There is a big difference between producing enough power on average and having power when you want it. Going 100% off grid is possible in Chicago but I doubt it's cost effective. Staying grid connected is offloading all the difficult parts to your electric company.


Yeah, that’s their job, the hard part. You don’t get a free return on equity. Orchestrate power across a distributed system of load, generators, and storage or let someone competent do it and earn that margin.


Sure, but the point is actually doing the hard part means a different approach is needed.

And don't be surprised when electric companies pay a lower rate for solar from you as they charge to supply you with power.


You mean like this?

https://reneweconomy.com.au/queensland-to-add-more-than-a-do...

> “The new batteries will be spread across major centres in regional Queensland near communities that have significant rooftop solar generation because we know that’s where they will have the greatest overall benefit.

> “The network of the future will not only need to move electricity from where it is generated to where it’s going to be used, but also to when it’s consumed.”
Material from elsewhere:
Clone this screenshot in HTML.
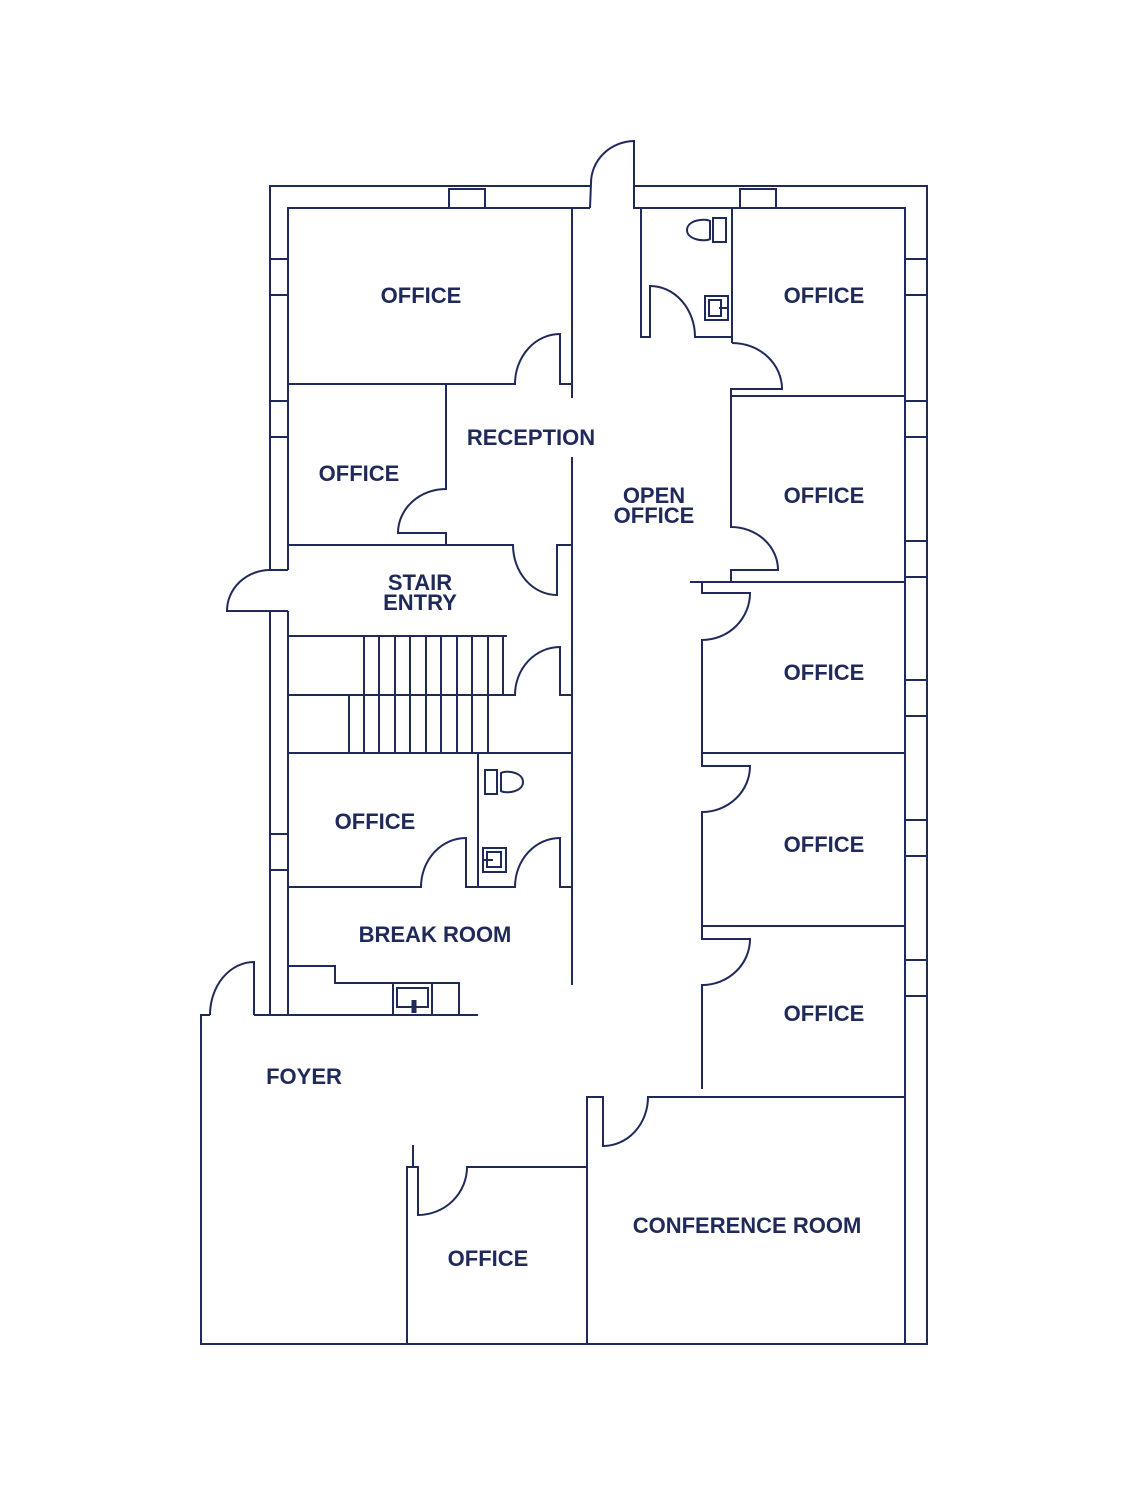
<!DOCTYPE html>
<html><head><style>
html,body{margin:0;padding:0;background:#fff;}
svg{display:block}
text{font-family:"Liberation Sans",sans-serif;font-weight:bold;font-size:22px;fill:#1f2a5a;text-anchor:middle;}
</style></head><body>
<svg width="1132" height="1500" viewBox="0 0 1132 1500" xmlns="http://www.w3.org/2000/svg">
<g fill="none" stroke="#1f2a5a" stroke-width="2">
<path d="M270,570 V186 H590 M635,186 H927 V1344 H201 V1015 H210"/>
<path d="M288,570 V208 H590 M641,208 H905 V1344"/>
<path d="M590,208 L591,183 A44,42 0 0 1 634,141 V208 H641"/>
<rect x="449" y="189" width="36" height="19"/>
<rect x="740" y="189" width="36" height="19"/>
<rect x="270" y="259" width="18" height="36"/>
<rect x="270" y="401" width="18" height="36"/>
<rect x="270" y="834" width="18" height="36"/>
<rect x="905" y="259" width="22" height="36"/>
<rect x="905" y="401" width="22" height="36"/>
<rect x="905" y="541" width="22" height="36"/>
<rect x="905" y="680" width="22" height="36"/>
<rect x="905" y="820" width="22" height="36"/>
<rect x="905" y="960" width="22" height="36"/>
<path d="M270,570 H288 M270,570 A43,41 0 0 0 227,611 H288 M270,611 V1015 M288,611 V1015"/>
<path d="M288,384 H515 A45,50 0 0 1 560,334 V384 H572 M572,208 V398 M572,457 V985"/>
<path d="M446,384 V489 A48,44 0 0 0 398,533 H446 V545 M288,545 H513 A44,50 0 0 0 557,595 V545 H572"/>
<path d="M288,636 H507 M288,695 H515 A45,48 0 0 1 560,647 V695 H572 M288,753 H572"/>
<path d="M364,636V695M379,636V695M395,636V695M410,636V695M426,636V695M441,636V695M457,636V695M472,636V695M488,636V695M503,636V695"/>
<path d="M349,695V753M364,695V753M379,695V753M395,695V753M410,695V753M426,695V753M441,695V753M457,695V753M472,695V753M488,695V753"/>
<path d="M478,753 V887 M288,887 H421 A45,49 0 0 1 466,838 V887 H515 A45,49 0 0 1 560,838 V887 H572"/>
<rect x="485" y="770" width="12" height="24"/>
<path d="M501,773 C506,770 523,772 523,782 C523,792 506,794 501,791 Z"/>
<rect x="483" y="848" width="23" height="24"/>
<rect x="487" y="852" width="14" height="15"/>
<path d="M483,860 H493"/>
<path d="M287,966 H335 V983 H459 V1015 M254,1015 H478"/>
<rect x="393" y="983" width="39" height="32"/>
<rect x="397" y="988" width="31" height="19"/>
<path d="M414,1000 V1013" stroke-width="5"/>
<path d="M254,1015 V962 A44,53 0 0 0 210,1015"/>
<path d="M407,1344 V1167 H418 V1215 A49,48 0 0 0 467,1167 H587 M413,1145 V1167"/>
<path d="M587,1344 V1097 H603 V1146 A45,49 0 0 0 648,1097 H905"/>
<path d="M641,208 V337 H650 V286 A45,51 0 0 1 695,337 H732 M732,208 V343"/>
<rect x="713" y="218" width="13" height="24"/>
<path d="M710,221 C705,218 687,220 687,230 C687,240 705,242 710,239 Z"/>
<rect x="705" y="296" width="23" height="24"/>
<rect x="709" y="300" width="12" height="16"/>
<path d="M719,308 H728"/>
<path d="M732,343 A50,46 0 0 1 782,389 H731 V396 H905 M731,396 V527 A47,43 0 0 1 778,570 H731 V582 M690,582 H905"/>
<path d="M702,582 V593 H750 A48,47 0 0 1 702,640 V753 H905"/>
<path d="M702,753 V766 H750 A48,46 0 0 1 702,812 V926 H905"/>
<path d="M702,926 V939 H750 A48,46 0 0 1 702,985 V1089"/>
</g>
<text x="421" y="303">OFFICE</text>
<text x="359" y="481">OFFICE</text>
<text x="531" y="445">RECEPTION</text>
<text x="654" y="503">OPEN</text>
<text x="654" y="523">OFFICE</text>
<text x="824" y="303">OFFICE</text>
<text x="824" y="503">OFFICE</text>
<text x="824" y="680">OFFICE</text>
<text x="824" y="852">OFFICE</text>
<text x="824" y="1021">OFFICE</text>
<text x="420" y="590">STAIR</text>
<text x="420" y="610">ENTRY</text>
<text x="375" y="829">OFFICE</text>
<text x="435" y="942">BREAK ROOM</text>
<text x="304" y="1084">FOYER</text>
<text x="488" y="1266">OFFICE</text>
<text x="747" y="1233">CONFERENCE ROOM</text>
</svg>
</body></html>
And sure, utilities can buy power from consumers at a lower cost than they charge for power, but that only works until batteries decline to a cost point where consumers simply replace their utilities with batteries. Is that today? Not yet! But with the amount of battery manufacturing capacity spooling up for EVs and utility scale storage, that day will arrive.


Not during night time.


It probably could with enough batteries and panels, but it's probably a very expensive setup.